Source code of charts
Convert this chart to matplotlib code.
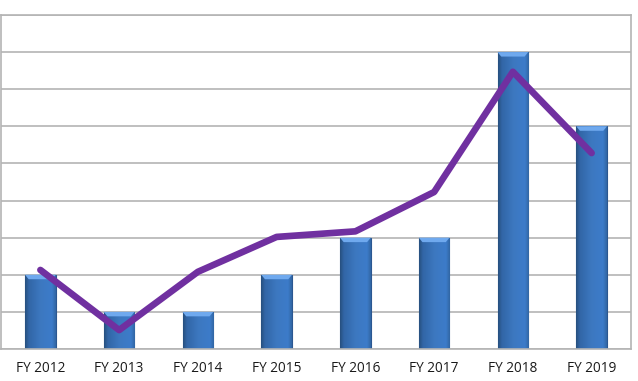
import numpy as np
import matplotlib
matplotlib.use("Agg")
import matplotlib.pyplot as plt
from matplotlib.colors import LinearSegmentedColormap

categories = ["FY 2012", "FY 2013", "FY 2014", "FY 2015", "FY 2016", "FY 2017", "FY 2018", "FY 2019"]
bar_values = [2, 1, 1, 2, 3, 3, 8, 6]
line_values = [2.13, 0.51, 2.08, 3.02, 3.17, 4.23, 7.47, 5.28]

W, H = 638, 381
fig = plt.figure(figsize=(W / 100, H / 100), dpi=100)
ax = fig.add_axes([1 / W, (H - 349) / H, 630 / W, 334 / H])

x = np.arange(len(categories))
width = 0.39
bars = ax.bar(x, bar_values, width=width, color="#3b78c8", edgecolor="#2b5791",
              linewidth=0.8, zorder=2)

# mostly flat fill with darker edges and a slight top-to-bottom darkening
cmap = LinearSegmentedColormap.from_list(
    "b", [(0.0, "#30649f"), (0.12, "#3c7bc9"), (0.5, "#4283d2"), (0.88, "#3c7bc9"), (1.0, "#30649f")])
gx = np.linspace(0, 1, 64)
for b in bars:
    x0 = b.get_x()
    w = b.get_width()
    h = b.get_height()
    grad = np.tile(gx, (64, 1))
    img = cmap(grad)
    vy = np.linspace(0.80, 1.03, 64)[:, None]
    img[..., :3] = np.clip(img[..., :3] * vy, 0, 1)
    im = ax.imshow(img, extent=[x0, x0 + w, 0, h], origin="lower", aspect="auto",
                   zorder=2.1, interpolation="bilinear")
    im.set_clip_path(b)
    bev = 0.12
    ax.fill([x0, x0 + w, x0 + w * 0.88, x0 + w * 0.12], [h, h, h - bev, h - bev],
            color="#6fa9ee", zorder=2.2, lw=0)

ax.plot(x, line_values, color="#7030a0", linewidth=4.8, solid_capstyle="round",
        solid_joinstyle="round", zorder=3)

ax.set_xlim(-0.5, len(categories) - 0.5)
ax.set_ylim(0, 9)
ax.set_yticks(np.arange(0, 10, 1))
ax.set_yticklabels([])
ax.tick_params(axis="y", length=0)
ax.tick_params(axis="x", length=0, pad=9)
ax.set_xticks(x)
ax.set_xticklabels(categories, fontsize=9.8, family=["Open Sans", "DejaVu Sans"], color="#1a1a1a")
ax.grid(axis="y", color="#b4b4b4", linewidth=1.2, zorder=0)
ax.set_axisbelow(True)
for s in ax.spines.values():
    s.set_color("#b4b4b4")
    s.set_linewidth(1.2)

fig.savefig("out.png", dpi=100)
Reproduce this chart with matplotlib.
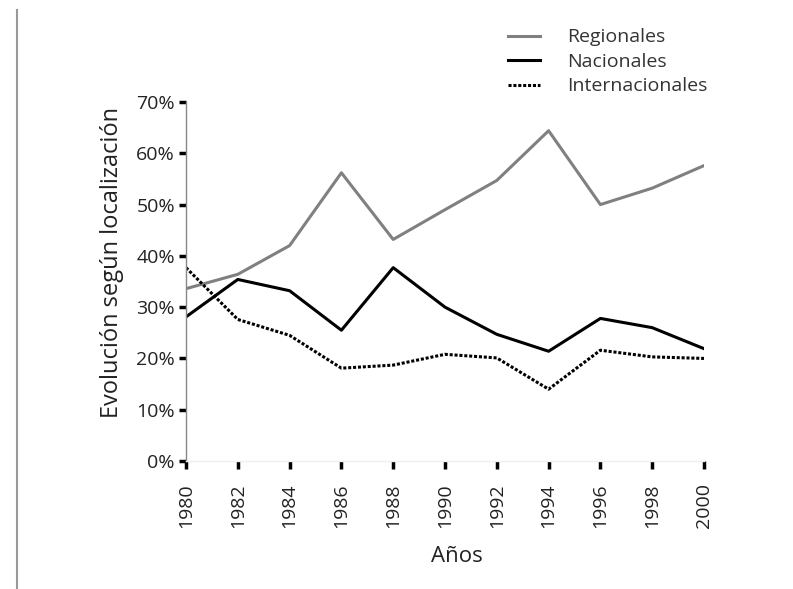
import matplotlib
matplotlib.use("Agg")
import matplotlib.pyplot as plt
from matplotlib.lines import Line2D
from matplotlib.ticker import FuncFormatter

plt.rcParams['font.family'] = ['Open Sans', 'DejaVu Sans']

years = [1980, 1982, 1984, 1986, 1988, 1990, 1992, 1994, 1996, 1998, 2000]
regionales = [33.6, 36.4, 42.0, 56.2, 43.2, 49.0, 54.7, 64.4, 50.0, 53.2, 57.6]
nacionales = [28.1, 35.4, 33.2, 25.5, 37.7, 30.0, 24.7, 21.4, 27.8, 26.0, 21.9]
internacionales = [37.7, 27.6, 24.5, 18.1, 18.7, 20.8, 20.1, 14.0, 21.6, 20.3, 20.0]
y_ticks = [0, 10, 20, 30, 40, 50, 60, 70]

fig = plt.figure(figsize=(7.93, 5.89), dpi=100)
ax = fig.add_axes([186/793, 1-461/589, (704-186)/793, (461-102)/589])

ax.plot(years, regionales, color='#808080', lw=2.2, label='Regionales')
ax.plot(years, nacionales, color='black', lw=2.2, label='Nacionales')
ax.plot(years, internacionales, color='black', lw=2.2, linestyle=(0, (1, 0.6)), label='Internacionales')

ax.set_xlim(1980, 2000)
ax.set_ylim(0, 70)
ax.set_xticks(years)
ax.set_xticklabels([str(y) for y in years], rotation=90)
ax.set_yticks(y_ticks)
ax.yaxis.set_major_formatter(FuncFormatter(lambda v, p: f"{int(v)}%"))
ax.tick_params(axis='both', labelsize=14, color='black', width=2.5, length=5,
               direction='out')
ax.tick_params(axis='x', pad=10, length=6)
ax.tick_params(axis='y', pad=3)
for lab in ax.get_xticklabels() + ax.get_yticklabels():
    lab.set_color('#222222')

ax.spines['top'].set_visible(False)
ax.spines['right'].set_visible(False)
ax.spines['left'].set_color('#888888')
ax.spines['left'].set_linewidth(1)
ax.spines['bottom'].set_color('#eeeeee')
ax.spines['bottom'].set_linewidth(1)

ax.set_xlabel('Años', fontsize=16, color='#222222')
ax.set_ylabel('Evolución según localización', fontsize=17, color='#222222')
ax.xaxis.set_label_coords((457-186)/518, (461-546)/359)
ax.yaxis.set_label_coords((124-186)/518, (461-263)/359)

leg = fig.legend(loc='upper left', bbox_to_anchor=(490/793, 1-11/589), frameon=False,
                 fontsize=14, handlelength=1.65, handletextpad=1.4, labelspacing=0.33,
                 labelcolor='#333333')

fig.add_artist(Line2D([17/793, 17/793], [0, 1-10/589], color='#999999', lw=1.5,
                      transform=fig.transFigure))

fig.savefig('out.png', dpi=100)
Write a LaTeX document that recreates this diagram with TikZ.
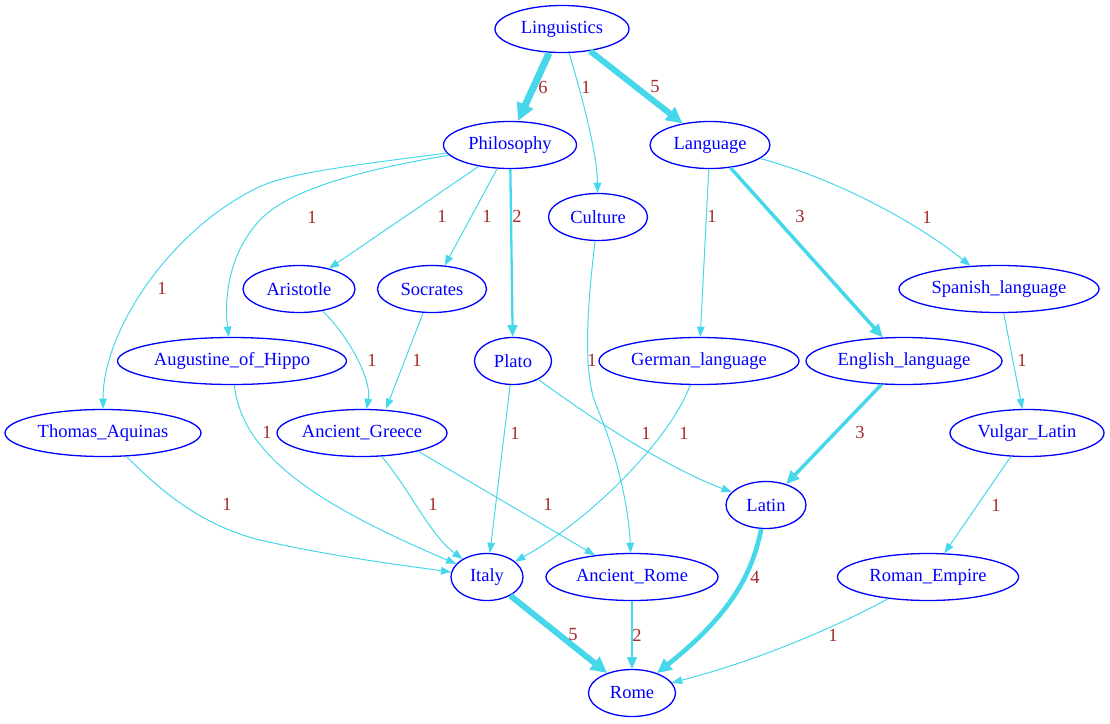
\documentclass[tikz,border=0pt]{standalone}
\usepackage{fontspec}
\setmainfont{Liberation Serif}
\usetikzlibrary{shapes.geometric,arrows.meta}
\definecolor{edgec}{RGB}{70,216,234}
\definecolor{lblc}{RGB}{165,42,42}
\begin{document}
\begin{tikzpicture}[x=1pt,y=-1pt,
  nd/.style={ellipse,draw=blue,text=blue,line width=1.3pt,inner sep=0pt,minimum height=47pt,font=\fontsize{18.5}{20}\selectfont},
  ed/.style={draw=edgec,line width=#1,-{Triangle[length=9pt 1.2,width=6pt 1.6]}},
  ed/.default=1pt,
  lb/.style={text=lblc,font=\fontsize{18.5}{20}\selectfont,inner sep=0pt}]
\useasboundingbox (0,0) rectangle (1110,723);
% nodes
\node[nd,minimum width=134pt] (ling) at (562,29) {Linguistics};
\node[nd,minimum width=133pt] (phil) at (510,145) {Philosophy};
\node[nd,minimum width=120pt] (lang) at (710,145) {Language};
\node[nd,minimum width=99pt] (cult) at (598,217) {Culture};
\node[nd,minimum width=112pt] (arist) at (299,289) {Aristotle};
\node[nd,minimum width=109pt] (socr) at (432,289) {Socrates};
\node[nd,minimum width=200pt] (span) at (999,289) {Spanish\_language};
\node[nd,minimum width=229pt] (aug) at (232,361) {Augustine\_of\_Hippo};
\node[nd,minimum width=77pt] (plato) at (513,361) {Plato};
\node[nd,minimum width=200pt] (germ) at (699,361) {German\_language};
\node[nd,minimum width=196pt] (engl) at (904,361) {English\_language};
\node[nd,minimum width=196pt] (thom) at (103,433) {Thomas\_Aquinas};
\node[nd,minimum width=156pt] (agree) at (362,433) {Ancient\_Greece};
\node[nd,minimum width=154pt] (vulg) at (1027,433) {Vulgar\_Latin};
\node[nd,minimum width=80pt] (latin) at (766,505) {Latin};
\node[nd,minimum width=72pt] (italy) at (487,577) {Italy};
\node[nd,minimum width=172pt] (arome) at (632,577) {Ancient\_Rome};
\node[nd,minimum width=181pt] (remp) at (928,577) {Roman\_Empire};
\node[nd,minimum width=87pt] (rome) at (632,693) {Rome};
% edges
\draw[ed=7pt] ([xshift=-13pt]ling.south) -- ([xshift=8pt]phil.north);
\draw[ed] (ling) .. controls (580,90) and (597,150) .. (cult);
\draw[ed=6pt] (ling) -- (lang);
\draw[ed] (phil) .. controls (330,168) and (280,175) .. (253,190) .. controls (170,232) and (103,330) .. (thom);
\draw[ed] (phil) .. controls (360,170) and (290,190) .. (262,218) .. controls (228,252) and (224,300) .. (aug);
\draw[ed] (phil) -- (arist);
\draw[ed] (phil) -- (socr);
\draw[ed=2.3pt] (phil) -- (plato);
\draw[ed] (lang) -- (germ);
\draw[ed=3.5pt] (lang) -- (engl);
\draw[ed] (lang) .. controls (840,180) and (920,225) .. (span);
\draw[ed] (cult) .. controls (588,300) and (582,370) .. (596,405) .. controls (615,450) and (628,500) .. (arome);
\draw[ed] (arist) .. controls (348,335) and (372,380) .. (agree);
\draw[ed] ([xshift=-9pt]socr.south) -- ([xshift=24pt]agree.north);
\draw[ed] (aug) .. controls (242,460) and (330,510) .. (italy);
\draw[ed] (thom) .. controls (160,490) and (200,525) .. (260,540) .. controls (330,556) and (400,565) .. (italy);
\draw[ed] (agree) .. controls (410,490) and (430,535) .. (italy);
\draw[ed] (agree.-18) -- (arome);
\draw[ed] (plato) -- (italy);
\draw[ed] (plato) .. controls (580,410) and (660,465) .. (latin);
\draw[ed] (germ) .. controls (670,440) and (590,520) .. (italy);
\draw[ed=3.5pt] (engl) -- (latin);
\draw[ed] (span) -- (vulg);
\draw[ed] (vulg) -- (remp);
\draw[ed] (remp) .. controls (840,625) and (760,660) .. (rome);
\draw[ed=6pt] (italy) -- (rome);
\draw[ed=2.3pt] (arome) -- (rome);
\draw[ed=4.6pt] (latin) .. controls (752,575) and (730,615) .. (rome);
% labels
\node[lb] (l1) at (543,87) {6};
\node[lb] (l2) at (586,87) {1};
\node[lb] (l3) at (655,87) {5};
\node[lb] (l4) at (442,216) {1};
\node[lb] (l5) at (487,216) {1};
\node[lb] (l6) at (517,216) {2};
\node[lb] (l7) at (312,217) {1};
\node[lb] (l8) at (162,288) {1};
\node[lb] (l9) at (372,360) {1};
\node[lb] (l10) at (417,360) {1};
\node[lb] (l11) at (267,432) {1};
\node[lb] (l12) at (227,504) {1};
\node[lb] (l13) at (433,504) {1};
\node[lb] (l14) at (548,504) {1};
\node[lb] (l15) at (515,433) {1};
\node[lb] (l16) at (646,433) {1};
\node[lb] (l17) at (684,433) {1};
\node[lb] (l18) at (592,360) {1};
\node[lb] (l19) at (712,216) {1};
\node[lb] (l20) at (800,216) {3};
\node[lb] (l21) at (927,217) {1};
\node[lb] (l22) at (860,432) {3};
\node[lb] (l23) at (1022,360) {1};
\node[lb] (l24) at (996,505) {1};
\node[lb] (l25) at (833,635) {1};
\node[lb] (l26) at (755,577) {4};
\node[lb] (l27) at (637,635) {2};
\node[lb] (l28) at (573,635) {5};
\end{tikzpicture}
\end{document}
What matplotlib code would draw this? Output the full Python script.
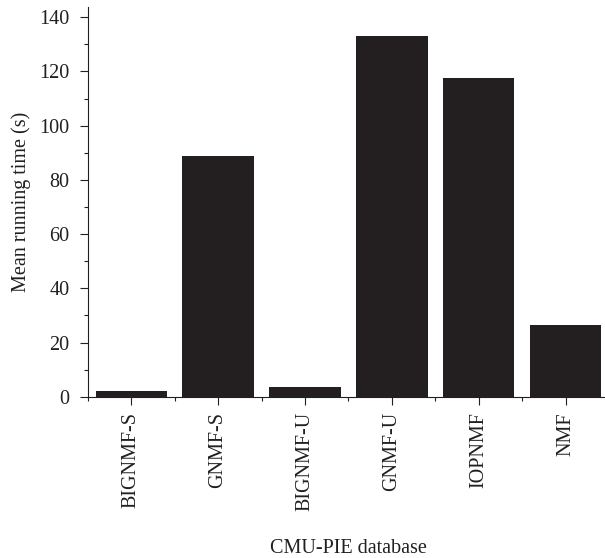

◆ Task goal ◆
Your task is to restate word for word the lines from the top of the data to the line containing "line_values = [2.13, 0.51, 2.08, 3.02, 3.17, 4.23, 7.47, 5.28]", both ends included, with every picture left out.

◆ Final result ◆
Convert this chart to matplotlib code.
import numpy as np
import matplotlib
matplotlib.use("Agg")
import matplotlib.pyplot as plt
from matplotlib.colors import LinearSegmentedColormap

categories = ["FY 2012", "FY 2013", "FY 2014", "FY 2015", "FY 2016", "FY 2017", "FY 2018", "FY 2019"]
bar_values = [2, 1, 1, 2, 3, 3, 8, 6]
line_values = [2.13, 0.51, 2.08, 3.02, 3.17, 4.23, 7.47, 5.28]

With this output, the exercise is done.